● **The exercise**: Copy exactly the lines from the line containing "Write a web" to the line containing "const axisTicks = [2, 3, 4, 5, 6, 7, 8];", both lines included, and omit any pictures.

• • • • • • •

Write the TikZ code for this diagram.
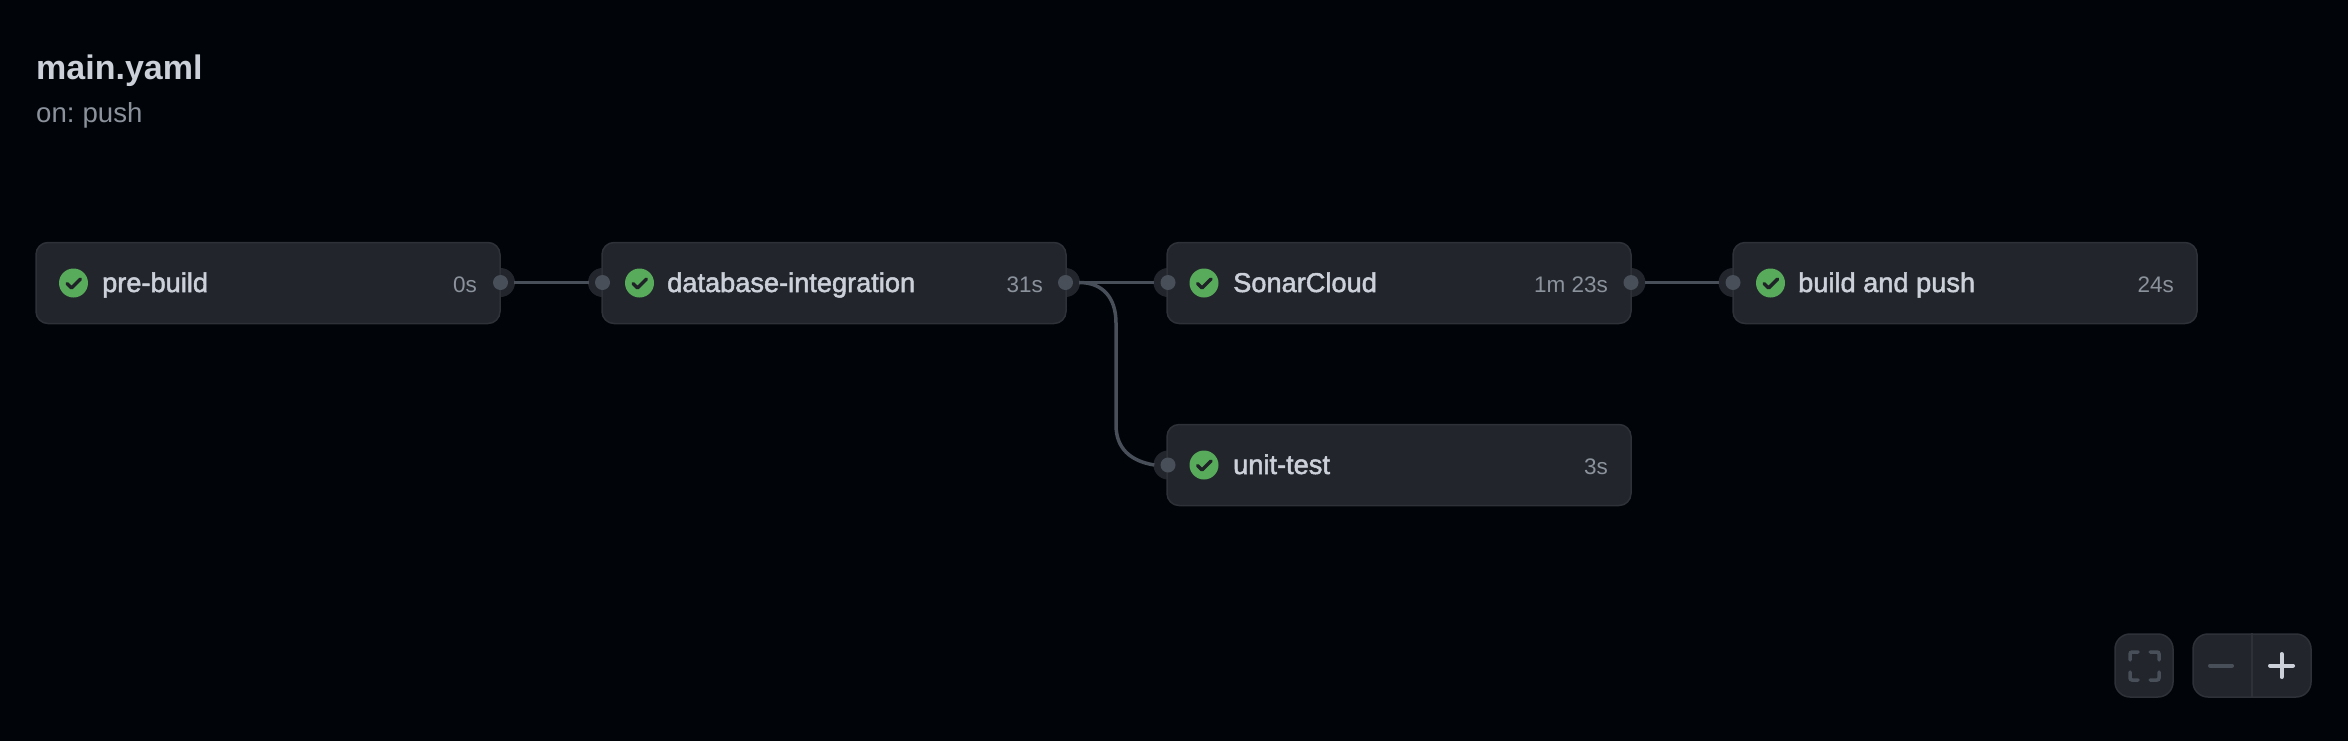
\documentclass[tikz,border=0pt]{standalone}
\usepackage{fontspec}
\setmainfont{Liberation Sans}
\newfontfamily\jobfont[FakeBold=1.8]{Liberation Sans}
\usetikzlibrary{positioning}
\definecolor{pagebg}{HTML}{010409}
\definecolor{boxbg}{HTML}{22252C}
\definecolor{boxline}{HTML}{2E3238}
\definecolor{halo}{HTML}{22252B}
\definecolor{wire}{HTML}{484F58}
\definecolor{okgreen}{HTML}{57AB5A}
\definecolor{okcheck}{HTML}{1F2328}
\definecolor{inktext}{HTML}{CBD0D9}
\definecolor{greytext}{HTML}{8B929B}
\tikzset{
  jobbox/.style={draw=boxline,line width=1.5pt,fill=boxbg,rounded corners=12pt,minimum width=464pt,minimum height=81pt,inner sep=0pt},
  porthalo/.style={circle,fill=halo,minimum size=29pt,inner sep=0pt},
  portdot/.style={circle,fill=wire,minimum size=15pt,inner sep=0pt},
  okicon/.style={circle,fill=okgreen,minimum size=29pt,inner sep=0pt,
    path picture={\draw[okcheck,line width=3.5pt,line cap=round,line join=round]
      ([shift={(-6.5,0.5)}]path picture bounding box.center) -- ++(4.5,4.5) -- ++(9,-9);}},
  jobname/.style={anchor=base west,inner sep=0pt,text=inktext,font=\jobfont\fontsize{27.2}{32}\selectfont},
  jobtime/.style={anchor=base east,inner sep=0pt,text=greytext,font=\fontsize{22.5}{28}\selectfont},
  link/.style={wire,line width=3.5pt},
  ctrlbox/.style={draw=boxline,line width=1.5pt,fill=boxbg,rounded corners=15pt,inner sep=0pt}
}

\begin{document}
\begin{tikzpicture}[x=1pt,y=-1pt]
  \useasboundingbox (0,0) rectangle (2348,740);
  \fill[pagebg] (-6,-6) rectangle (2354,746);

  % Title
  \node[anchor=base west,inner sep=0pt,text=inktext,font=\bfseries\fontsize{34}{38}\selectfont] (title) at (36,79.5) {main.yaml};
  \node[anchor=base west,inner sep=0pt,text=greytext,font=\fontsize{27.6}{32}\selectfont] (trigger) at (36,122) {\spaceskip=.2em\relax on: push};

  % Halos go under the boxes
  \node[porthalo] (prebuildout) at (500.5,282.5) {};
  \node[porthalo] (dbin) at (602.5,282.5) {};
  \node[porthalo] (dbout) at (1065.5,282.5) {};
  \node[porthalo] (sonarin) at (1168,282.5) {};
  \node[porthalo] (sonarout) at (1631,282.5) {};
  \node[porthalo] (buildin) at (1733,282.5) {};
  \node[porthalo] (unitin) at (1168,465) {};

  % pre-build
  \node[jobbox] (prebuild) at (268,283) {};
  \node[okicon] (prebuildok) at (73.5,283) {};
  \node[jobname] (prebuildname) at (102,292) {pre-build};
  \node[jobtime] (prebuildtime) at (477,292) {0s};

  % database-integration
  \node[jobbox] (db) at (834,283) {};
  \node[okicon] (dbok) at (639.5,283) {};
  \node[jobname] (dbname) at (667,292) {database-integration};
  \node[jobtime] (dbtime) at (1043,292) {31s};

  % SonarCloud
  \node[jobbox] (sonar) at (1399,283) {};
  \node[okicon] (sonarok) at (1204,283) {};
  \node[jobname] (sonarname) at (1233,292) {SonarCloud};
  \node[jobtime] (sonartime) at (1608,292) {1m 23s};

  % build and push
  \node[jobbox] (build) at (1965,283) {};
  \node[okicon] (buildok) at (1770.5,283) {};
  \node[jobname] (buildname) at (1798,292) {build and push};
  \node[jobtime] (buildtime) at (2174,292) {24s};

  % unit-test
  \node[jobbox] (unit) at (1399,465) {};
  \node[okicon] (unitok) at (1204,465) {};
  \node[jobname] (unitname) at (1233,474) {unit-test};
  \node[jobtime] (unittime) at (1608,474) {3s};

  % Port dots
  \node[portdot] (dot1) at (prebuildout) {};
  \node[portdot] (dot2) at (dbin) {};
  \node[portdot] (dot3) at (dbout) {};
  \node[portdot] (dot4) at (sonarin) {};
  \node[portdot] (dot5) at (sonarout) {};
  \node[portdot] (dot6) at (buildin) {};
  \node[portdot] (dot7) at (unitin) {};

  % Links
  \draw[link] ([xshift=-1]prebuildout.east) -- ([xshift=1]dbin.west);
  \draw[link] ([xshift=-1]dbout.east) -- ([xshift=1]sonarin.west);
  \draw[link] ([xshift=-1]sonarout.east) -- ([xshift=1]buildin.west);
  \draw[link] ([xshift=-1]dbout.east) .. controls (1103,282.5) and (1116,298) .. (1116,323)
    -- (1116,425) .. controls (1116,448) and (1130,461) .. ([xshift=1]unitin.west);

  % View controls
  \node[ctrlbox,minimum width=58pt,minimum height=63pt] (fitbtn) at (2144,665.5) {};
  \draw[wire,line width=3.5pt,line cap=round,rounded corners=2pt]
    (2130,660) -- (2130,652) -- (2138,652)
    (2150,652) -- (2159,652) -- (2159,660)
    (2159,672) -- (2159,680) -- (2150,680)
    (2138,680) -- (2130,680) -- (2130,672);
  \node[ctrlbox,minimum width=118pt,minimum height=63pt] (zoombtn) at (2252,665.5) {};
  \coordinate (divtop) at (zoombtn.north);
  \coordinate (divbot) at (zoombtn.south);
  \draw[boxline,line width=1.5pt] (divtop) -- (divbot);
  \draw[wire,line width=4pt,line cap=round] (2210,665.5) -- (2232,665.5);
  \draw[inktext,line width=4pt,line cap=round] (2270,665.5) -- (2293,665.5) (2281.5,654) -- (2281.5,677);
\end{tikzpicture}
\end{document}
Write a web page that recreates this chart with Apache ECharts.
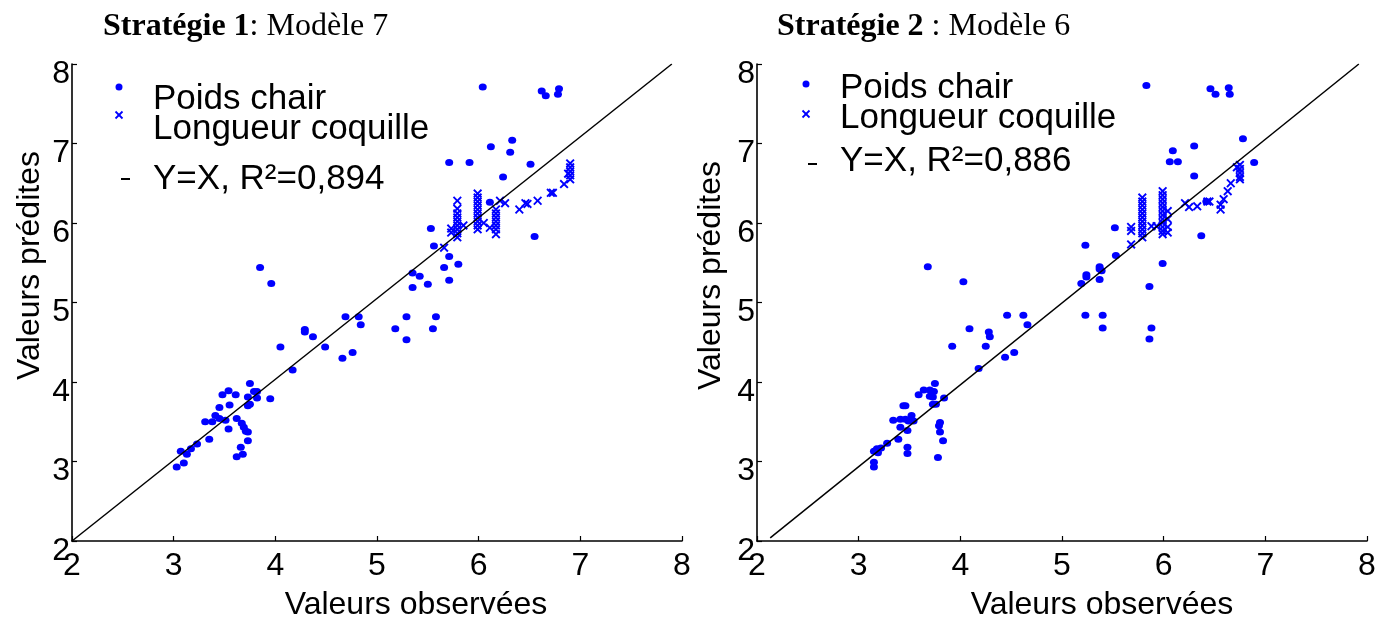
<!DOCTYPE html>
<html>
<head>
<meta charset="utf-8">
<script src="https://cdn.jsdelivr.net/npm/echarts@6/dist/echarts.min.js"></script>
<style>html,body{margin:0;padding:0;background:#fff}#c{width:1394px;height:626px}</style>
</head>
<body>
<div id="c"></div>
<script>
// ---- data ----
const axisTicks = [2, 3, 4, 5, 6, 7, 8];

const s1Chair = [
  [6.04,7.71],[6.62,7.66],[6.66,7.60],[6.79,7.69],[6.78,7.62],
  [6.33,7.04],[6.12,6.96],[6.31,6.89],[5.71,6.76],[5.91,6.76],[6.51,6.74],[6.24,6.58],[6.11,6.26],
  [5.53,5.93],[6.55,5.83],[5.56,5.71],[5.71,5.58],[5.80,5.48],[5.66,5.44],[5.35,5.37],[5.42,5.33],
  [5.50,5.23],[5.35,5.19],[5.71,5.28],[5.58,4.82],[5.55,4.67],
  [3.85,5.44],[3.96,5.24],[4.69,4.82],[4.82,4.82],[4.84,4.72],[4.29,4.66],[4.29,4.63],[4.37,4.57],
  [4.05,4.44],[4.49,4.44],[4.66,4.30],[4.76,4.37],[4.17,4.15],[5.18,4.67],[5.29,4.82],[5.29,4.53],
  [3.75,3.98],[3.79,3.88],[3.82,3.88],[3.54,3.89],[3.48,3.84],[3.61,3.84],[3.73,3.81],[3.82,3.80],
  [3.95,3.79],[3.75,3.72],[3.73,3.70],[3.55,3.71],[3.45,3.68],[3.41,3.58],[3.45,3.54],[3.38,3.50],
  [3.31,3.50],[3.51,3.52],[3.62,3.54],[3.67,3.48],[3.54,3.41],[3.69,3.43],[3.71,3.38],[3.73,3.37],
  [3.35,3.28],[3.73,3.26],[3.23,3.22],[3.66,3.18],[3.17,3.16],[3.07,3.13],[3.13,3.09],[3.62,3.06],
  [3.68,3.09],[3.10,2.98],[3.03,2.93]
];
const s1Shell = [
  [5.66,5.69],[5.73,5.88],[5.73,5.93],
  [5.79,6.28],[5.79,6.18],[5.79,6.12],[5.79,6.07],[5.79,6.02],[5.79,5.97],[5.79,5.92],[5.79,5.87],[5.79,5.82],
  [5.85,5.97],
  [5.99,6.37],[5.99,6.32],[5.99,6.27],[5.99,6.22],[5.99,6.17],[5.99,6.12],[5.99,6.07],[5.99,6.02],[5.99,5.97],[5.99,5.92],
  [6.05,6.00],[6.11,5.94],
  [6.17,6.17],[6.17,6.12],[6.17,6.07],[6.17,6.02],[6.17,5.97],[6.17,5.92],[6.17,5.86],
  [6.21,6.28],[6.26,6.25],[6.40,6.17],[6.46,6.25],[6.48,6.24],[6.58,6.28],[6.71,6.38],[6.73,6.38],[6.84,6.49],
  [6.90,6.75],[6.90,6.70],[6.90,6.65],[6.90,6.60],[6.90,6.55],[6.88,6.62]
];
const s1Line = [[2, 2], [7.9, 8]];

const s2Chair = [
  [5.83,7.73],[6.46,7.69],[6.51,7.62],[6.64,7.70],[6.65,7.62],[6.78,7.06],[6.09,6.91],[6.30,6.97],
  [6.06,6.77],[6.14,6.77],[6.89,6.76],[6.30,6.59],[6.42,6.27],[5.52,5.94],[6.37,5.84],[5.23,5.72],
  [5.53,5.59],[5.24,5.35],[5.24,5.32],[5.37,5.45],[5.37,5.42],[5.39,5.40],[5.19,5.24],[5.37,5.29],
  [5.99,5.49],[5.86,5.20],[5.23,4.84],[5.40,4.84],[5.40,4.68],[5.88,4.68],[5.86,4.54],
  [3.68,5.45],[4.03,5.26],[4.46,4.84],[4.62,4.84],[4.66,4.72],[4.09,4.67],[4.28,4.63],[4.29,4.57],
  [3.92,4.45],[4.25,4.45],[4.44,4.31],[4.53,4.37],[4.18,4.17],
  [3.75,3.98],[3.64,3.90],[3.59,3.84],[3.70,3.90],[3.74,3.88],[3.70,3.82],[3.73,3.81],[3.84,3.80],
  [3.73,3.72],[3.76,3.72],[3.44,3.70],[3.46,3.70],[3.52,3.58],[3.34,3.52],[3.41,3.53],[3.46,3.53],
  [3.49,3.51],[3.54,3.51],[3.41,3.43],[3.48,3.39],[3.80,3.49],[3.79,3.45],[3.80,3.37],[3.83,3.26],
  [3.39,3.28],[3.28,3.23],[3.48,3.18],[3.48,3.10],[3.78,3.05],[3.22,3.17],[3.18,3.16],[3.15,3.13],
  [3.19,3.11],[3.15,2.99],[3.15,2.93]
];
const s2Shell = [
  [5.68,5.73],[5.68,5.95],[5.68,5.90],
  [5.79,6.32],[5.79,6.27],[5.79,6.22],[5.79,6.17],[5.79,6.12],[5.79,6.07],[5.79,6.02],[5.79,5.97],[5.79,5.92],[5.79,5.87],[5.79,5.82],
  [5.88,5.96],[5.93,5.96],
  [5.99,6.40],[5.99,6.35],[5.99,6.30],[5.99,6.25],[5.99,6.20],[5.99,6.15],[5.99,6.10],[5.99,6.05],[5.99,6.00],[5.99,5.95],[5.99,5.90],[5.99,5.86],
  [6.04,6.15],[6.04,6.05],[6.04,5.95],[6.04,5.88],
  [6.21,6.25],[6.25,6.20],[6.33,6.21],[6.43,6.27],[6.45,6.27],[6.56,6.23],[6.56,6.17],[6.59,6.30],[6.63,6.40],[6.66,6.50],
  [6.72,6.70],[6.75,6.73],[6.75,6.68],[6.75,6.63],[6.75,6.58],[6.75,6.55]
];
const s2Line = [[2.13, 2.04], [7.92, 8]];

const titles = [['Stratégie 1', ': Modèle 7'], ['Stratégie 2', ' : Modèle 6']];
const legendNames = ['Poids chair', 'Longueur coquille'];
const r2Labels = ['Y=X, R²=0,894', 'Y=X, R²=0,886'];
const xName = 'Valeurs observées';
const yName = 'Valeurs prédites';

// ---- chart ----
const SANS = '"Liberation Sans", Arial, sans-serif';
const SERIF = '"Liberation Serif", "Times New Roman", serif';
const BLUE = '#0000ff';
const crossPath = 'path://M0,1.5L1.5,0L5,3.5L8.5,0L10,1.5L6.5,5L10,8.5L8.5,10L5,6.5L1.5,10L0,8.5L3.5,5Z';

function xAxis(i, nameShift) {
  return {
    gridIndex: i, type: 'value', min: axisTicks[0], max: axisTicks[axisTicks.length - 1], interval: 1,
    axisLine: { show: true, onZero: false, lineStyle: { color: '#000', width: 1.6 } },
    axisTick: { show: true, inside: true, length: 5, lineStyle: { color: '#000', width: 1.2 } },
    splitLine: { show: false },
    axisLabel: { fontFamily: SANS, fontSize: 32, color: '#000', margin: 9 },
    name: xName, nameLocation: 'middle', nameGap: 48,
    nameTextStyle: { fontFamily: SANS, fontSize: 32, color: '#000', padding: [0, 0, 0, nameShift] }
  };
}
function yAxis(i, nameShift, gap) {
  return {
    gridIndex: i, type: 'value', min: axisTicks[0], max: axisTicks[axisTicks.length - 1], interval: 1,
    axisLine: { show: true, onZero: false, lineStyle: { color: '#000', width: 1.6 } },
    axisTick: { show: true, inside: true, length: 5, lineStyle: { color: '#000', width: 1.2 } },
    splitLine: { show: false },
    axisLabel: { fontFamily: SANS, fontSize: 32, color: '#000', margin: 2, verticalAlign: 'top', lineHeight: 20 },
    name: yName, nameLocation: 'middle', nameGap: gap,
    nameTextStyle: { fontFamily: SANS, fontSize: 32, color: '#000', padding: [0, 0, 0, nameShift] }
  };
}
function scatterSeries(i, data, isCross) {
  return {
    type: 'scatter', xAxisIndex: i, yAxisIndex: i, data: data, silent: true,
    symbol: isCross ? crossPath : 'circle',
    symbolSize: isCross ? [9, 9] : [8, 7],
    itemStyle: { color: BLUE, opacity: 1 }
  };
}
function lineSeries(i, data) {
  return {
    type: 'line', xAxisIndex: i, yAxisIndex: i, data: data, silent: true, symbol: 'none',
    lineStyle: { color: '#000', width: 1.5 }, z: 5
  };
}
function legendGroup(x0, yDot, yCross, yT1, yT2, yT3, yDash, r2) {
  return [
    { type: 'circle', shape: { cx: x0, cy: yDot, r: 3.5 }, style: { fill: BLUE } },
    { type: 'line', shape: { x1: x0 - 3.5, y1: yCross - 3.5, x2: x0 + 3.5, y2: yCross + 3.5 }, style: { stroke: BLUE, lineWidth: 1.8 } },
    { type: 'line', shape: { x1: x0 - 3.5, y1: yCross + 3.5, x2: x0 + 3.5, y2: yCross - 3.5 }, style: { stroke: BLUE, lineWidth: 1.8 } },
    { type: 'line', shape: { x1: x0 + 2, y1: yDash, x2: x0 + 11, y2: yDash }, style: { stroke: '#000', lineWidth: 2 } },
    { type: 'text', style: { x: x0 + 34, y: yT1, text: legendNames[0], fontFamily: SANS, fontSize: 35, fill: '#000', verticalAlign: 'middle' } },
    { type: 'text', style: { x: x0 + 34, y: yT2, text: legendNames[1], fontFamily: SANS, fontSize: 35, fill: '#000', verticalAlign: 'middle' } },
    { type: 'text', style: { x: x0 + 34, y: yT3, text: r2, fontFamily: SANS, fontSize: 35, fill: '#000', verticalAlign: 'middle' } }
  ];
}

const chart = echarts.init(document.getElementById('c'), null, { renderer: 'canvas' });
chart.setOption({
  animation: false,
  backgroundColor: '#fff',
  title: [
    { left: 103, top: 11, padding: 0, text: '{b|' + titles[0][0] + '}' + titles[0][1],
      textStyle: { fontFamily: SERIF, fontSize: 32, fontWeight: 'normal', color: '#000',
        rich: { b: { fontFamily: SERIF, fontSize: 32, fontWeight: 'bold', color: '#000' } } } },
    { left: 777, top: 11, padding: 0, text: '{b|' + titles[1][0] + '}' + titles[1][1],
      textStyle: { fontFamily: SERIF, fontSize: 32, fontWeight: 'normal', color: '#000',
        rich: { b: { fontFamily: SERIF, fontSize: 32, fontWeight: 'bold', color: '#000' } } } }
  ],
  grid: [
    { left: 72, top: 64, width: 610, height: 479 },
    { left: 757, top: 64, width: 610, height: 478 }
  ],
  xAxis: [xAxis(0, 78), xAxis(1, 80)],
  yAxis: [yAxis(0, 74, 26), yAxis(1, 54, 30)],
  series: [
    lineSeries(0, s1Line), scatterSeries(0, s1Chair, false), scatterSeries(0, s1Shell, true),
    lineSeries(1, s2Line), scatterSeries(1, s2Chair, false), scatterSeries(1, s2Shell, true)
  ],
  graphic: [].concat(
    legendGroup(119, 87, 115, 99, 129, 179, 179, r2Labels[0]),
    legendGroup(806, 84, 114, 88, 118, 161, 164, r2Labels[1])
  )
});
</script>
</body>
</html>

• • • • • • •

● **Task response**:
Write a web page that recreates this chart with Apache ECharts.
<!DOCTYPE html>
<html>
<head>
<meta charset="utf-8">
<script src="https://cdn.jsdelivr.net/npm/echarts@6/dist/echarts.min.js"></script>
<style>html,body{margin:0;padding:0;background:#fff}#c{width:1394px;height:626px}</style>
</head>
<body>
<div id="c"></div>
<script>
// ---- data ----
const axisTicks = [2, 3, 4, 5, 6, 7, 8];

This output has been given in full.